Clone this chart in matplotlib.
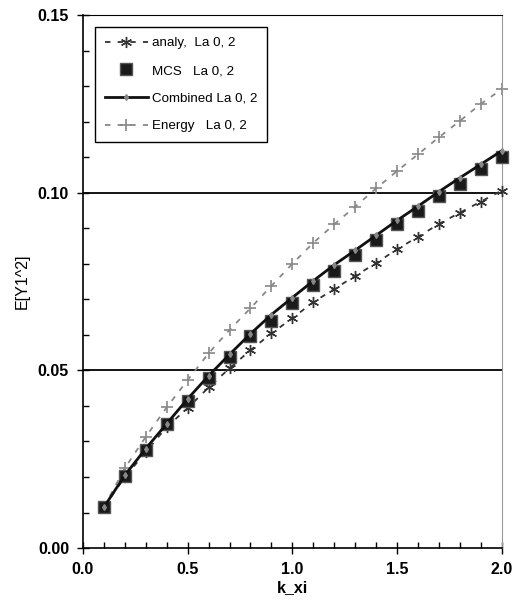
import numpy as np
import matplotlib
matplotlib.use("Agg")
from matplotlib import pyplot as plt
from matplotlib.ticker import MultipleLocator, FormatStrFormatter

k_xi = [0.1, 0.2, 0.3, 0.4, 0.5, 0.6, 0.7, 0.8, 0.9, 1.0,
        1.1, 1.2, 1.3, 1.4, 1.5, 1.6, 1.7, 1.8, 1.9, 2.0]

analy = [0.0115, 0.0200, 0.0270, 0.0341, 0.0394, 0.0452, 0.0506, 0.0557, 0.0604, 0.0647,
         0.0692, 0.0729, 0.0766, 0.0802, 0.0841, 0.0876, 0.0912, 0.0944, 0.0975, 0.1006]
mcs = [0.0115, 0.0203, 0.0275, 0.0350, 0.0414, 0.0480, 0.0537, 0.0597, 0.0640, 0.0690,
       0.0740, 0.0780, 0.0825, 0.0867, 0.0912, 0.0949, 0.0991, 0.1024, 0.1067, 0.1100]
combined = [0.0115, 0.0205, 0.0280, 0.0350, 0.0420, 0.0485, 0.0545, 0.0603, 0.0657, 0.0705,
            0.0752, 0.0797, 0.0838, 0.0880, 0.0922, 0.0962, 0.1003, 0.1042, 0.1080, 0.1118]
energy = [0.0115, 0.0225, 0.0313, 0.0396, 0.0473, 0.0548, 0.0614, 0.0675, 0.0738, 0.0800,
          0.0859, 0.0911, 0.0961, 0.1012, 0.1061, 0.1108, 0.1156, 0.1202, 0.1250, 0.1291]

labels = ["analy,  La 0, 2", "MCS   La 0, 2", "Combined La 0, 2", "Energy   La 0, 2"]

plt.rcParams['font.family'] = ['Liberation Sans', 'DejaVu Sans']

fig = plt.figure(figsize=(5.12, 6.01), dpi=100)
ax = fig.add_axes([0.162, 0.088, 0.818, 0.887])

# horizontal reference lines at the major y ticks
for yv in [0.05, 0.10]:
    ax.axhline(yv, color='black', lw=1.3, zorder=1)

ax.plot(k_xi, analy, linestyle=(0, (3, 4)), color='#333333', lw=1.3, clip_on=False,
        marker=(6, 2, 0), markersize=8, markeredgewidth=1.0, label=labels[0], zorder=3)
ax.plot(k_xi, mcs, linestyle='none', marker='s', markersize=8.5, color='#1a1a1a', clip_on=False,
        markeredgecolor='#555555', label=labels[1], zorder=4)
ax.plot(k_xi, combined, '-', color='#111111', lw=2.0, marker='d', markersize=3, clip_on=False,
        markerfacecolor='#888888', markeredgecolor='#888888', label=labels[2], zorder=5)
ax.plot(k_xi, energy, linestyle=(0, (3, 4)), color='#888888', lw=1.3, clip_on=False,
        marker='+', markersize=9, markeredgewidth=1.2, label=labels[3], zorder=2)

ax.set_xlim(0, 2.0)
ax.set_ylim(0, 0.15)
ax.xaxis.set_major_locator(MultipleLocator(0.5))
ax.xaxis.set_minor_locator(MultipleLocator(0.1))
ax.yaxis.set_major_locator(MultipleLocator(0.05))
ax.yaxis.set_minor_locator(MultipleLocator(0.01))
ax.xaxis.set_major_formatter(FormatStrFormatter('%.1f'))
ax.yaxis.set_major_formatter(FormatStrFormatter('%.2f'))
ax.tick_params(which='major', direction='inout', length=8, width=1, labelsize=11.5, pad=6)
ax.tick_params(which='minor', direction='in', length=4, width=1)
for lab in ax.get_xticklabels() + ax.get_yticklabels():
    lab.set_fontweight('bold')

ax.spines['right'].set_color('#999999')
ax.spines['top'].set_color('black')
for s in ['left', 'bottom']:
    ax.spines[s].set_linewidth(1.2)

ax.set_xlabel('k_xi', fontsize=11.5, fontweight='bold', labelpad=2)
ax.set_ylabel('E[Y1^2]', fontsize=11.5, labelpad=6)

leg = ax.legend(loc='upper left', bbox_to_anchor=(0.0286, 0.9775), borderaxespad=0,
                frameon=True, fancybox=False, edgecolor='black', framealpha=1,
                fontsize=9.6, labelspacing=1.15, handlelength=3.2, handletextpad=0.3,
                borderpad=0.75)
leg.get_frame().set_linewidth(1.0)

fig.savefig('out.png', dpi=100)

==========

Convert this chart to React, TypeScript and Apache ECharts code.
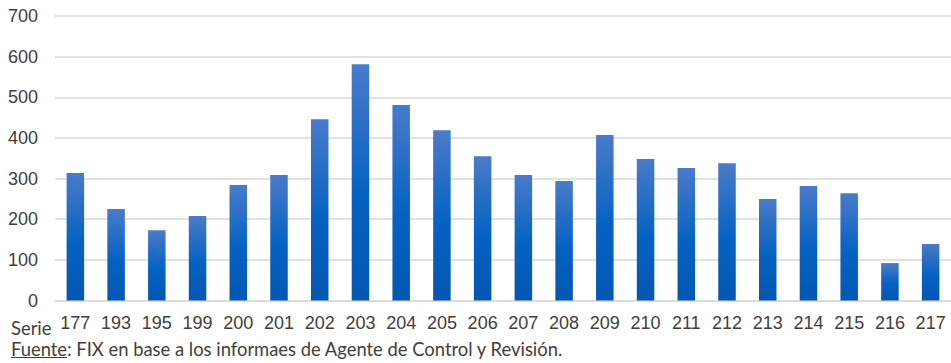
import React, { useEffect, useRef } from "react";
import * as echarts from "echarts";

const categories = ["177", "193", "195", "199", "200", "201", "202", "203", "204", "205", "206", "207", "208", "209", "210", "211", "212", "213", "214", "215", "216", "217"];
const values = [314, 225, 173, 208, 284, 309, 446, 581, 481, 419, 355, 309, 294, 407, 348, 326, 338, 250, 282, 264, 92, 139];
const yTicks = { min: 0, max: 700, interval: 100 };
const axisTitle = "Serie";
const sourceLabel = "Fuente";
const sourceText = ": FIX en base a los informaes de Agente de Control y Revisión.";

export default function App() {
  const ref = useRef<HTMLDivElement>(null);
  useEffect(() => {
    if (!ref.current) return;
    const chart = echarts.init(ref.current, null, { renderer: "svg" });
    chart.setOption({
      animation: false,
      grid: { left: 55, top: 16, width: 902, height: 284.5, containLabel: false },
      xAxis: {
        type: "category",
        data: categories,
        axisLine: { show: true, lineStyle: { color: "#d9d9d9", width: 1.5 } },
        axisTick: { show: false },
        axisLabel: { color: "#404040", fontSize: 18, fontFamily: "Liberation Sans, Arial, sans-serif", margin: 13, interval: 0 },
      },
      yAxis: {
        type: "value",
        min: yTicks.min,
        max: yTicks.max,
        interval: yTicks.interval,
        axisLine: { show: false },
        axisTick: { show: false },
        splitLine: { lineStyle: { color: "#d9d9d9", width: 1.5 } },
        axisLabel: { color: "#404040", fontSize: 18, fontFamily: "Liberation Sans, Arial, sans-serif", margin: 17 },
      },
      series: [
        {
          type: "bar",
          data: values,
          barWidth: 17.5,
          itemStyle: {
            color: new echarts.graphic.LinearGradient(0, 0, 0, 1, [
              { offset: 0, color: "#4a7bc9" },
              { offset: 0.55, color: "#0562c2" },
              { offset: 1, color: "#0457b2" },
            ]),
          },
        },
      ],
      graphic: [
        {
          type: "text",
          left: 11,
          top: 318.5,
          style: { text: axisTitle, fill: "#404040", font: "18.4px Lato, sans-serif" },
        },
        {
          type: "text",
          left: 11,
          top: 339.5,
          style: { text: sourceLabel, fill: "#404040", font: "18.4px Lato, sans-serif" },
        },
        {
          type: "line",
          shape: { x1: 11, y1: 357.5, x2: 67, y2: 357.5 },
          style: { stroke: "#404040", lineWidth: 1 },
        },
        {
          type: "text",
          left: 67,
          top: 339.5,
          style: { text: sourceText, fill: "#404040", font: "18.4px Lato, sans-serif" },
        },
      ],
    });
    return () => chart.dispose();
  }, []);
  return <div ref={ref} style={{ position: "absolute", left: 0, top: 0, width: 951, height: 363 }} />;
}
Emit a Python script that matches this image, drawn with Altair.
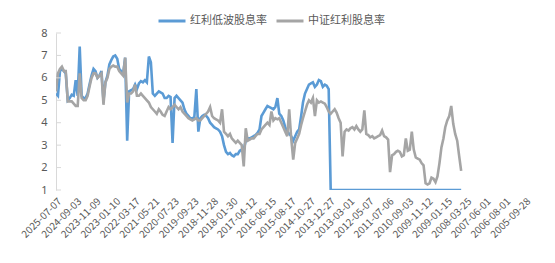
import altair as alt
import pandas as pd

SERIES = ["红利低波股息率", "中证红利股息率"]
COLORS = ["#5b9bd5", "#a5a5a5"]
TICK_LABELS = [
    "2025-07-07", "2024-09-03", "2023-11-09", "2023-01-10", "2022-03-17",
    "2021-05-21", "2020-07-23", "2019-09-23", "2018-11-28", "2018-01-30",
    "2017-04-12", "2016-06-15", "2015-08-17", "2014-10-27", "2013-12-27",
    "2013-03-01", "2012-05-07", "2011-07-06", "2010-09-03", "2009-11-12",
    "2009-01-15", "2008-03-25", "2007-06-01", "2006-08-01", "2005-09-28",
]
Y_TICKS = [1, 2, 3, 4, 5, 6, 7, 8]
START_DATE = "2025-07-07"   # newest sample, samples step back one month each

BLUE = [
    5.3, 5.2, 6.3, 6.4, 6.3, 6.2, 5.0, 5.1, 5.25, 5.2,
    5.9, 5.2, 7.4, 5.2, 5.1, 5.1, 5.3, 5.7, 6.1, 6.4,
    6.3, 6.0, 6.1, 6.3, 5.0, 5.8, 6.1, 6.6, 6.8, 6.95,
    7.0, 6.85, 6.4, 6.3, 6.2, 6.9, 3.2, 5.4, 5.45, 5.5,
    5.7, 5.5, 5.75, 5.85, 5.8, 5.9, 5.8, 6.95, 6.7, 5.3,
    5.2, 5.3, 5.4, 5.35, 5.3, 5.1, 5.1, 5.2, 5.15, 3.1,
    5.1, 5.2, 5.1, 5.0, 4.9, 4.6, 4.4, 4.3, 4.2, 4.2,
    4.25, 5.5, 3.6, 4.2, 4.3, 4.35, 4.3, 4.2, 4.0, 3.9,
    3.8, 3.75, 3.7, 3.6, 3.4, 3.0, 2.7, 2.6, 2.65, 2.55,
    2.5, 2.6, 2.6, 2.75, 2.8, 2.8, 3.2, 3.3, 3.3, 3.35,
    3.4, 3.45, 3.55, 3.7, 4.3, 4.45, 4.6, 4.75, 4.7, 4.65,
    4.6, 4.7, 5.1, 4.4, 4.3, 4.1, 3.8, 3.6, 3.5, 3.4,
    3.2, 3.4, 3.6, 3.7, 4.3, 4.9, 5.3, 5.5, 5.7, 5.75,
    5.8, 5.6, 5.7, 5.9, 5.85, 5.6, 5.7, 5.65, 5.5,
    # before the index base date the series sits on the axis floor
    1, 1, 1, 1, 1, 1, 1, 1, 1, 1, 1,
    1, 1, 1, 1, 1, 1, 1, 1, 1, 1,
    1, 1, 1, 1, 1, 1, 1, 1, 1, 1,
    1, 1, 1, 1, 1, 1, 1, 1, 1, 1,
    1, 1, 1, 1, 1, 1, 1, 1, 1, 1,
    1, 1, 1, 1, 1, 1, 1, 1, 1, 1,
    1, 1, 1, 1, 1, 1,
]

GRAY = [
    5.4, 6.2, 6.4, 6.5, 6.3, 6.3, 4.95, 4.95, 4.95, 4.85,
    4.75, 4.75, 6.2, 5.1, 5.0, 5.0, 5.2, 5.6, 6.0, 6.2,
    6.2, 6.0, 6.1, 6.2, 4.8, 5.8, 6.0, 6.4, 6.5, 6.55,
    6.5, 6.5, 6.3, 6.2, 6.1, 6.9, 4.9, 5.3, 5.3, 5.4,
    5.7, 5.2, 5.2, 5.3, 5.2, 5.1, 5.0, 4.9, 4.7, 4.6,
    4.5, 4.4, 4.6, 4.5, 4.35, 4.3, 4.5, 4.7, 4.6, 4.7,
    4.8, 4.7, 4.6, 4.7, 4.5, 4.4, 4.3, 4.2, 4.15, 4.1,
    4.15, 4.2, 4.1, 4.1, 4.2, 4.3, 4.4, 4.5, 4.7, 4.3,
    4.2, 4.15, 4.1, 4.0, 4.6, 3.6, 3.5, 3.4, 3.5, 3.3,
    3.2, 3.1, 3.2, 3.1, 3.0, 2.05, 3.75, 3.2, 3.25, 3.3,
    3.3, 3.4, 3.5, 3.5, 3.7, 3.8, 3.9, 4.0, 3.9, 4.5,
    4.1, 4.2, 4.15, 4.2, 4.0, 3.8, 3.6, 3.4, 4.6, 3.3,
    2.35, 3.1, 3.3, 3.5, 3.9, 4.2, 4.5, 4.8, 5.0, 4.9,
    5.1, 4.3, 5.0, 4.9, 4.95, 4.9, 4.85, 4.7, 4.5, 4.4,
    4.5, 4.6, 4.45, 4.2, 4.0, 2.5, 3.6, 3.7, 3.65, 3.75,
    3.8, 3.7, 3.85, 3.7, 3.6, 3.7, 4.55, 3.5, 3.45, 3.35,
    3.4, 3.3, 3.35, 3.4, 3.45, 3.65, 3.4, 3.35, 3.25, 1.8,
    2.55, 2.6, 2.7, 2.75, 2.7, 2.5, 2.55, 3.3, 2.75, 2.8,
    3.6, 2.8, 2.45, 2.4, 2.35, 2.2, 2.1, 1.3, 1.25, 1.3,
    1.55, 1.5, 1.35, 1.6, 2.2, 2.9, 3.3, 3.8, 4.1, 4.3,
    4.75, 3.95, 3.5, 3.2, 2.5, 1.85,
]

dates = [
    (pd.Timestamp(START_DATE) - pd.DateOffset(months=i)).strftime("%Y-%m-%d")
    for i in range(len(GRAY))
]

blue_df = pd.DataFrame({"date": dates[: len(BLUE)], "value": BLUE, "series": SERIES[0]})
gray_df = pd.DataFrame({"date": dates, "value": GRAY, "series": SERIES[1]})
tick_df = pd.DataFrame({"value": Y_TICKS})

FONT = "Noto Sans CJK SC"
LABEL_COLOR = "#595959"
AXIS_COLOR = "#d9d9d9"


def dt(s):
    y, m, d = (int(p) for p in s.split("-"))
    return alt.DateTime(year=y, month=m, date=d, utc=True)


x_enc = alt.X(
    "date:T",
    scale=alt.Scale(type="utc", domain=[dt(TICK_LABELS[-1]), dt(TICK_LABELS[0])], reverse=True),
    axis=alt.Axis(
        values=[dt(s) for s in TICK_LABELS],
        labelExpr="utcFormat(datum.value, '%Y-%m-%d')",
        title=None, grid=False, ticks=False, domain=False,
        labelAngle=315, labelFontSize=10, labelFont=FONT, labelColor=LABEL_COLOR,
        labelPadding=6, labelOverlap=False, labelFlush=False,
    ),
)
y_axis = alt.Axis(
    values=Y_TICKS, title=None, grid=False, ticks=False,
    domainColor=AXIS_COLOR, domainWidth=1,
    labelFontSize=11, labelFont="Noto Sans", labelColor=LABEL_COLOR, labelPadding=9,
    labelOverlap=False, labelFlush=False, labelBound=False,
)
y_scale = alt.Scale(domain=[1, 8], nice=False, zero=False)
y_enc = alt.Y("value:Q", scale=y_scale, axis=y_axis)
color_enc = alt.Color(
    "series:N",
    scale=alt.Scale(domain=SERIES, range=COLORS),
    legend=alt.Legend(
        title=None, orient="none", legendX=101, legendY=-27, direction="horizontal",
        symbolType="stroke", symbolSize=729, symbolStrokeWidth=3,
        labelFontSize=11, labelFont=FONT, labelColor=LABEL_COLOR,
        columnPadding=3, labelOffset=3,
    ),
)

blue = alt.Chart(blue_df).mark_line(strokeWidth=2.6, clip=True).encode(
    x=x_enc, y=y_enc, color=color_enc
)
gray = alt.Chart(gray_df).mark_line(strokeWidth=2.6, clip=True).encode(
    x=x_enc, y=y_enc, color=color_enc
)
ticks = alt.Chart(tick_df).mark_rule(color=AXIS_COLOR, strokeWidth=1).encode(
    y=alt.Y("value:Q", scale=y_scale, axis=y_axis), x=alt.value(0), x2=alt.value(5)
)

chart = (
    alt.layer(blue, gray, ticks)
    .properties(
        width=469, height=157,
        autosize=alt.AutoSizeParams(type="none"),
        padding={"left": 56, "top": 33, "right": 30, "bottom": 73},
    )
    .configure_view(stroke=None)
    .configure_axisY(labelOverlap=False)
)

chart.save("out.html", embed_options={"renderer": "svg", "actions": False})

==========

__The task__. Copy the lines above exactly, starting with the line that contains "Emit a Python" and ending with the line that contains "import pandas as pd", and leave out any pictures.

__Full solution__.
Emit a Python script that matches this image, drawn with Altair.
import altair as alt
import pandas as pd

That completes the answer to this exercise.